There are some solutions that client-server systems seem to be well suited for. I don't like them for two reasons:

  1. You are putting the most venerable system [the configuration host] on the edge of a network.
  2. A meaningful test environment is nearly impossible

But I don't think you need a pull-based configuration scheme. One alternative is to use WireGuard use it to build links.

  1. Either side can initiate the connection
  2. IP forwarding and routes are not required optional
  3. In-kernel wg(4) interface guarantees the identity of IPs and interfaces

The only thing you need is a cron job that sends a ping once in a while to establish the tunnel

Accessing Hosts Through a Tunnel

ssh-agent(1) also cooperates with a jumphost

# .ssh/config
Host 10.0.0.20
    ProxyJump 192.168.0.2
Host 10.0.0.21
    ProxyJump 192.168.0.2

rset(1) doesn't any connection options because OpenSSH is already superb.

Conclusion

Factor out common or complex operations into light-weight utilities

Stage configuration data, scripts, and utilities on the remote host

Run scripts sequentially on the remote host from the staging directory

I have heard the observation that there is a paradox with respect to learning any topic. The first is that more you know, the more you can see there is to learn. The second is that once you've mastered a topic you finally see how simple it was all along.

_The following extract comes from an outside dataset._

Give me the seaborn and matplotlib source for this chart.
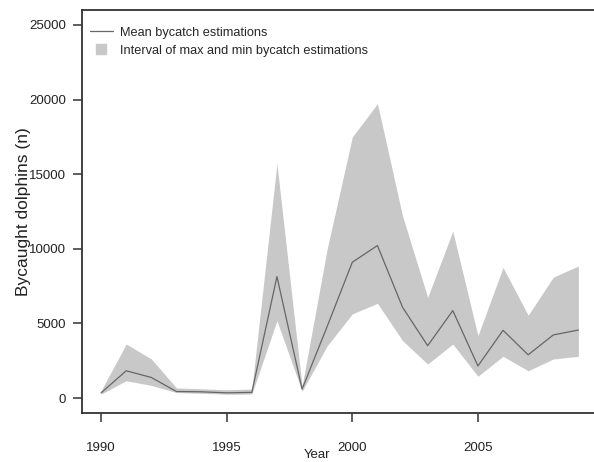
import matplotlib
matplotlib.use("Agg")
import matplotlib.pyplot as plt
import seaborn as sns
import pandas as pd
from matplotlib.lines import Line2D

# bycatch estimations per year
YEARS = list(range(1990, 2010))
MEAN_EST = [350, 1830, 1380, 440, 420, 350, 380, 8140, 600, 4800,
            9100, 10220, 6080, 3510, 5860, 2150, 4540, 2900, 4230, 4560]
MAX_EST = [500, 3620, 2620, 680, 620, 560, 600, 15700, 800, 10000,
           17490, 19730, 12200, 6750, 11180, 4180, 8750, 5550, 8100, 8850]
MIN_EST = [270, 1160, 850, 370, 320, 260, 270, 5190, 450, 3500,
           5640, 6350, 3850, 2280, 3620, 1460, 2800, 1830, 2620, 2800]
X_TICKS = [1990, 1995, 2000, 2005]
Y_TICKS = [0, 5000, 10000, 15000, 20000, 25000]

FILL = "#c8c8c8"
LINE = "#666666"
AXIS = "#333333"

sns.set_style("ticks")
plt.rcParams['font.family'] = ['Liberation Sans', 'DejaVu Sans']

df = pd.DataFrame({"Year": YEARS, "mean": MEAN_EST, "max": MAX_EST, "min": MIN_EST})

fig = plt.figure(figsize=(5.94, 4.62), dpi=100)
ax = fig.add_axes([82 / 594, 49 / 462, 515.5 / 594, 403 / 462])

ax.fill_between(df["Year"], df["min"], df["max"], color=FILL, linewidth=0, zorder=1)
sns.lineplot(data=df, x="Year", y="mean", ax=ax, color=LINE, linewidth=0.9, zorder=2)

ax.set_xlim(1989.24, 2009.76)
ax.set_ylim(-1000, 26000)
ax.set_xticks(X_TICKS)
ax.set_yticks(Y_TICKS)

for side in ["top", "left", "bottom", "right"]:
    ax.spines[side].set_visible(True)
    ax.spines[side].set_color(AXIS)
    ax.spines[side].set_linewidth(1.3)

ax.tick_params(axis="both", colors=AXIS, labelcolor="#222222", labelsize=9.5,
               length=6.5, width=1.1)
ax.tick_params(axis="x", pad=14.5)
ax.tick_params(axis="y", pad=5)

ax.set_ylabel("Bycaught dolphins (n)", fontsize=12.5, color="#222222")
ax.yaxis.set_label_coords(-0.114, 0.50)
ax.yaxis.label.set_verticalalignment("center")
ax.set_xlabel("Year", fontsize=9.5, color="#222222")
ax.xaxis.set_label_coords(0.456, -0.104)
ax.xaxis.label.set_verticalalignment("center")

handles = [
    Line2D([0], [0], color=LINE, linewidth=0.9),
    Line2D([0], [0], linestyle="none", marker="s", markersize=7.5,
           markerfacecolor=FILL, markeredgecolor=FILL),
]
ax.legend(handles, ["Mean bycatch estimations", "Interval of max and min bycatch estimations"],
          loc="upper left", bbox_to_anchor=(0.0, 0.978), frameon=False,
          fontsize=9.2, handlelength=1.8, handletextpad=0.55, labelspacing=0.5,
          borderaxespad=0.2)

fig.savefig("out.png", dpi=100)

Traditional configuration management is useful, but I wonder if our collective experience will lead to something else. That is, a new generation of tools which provide a simple convention for handling common configuration changes and without ensnaring complex tasks in an external framework.

With this mental model "orchestration" is a flamboyant term for scripting with supporting configuration and data files already staged.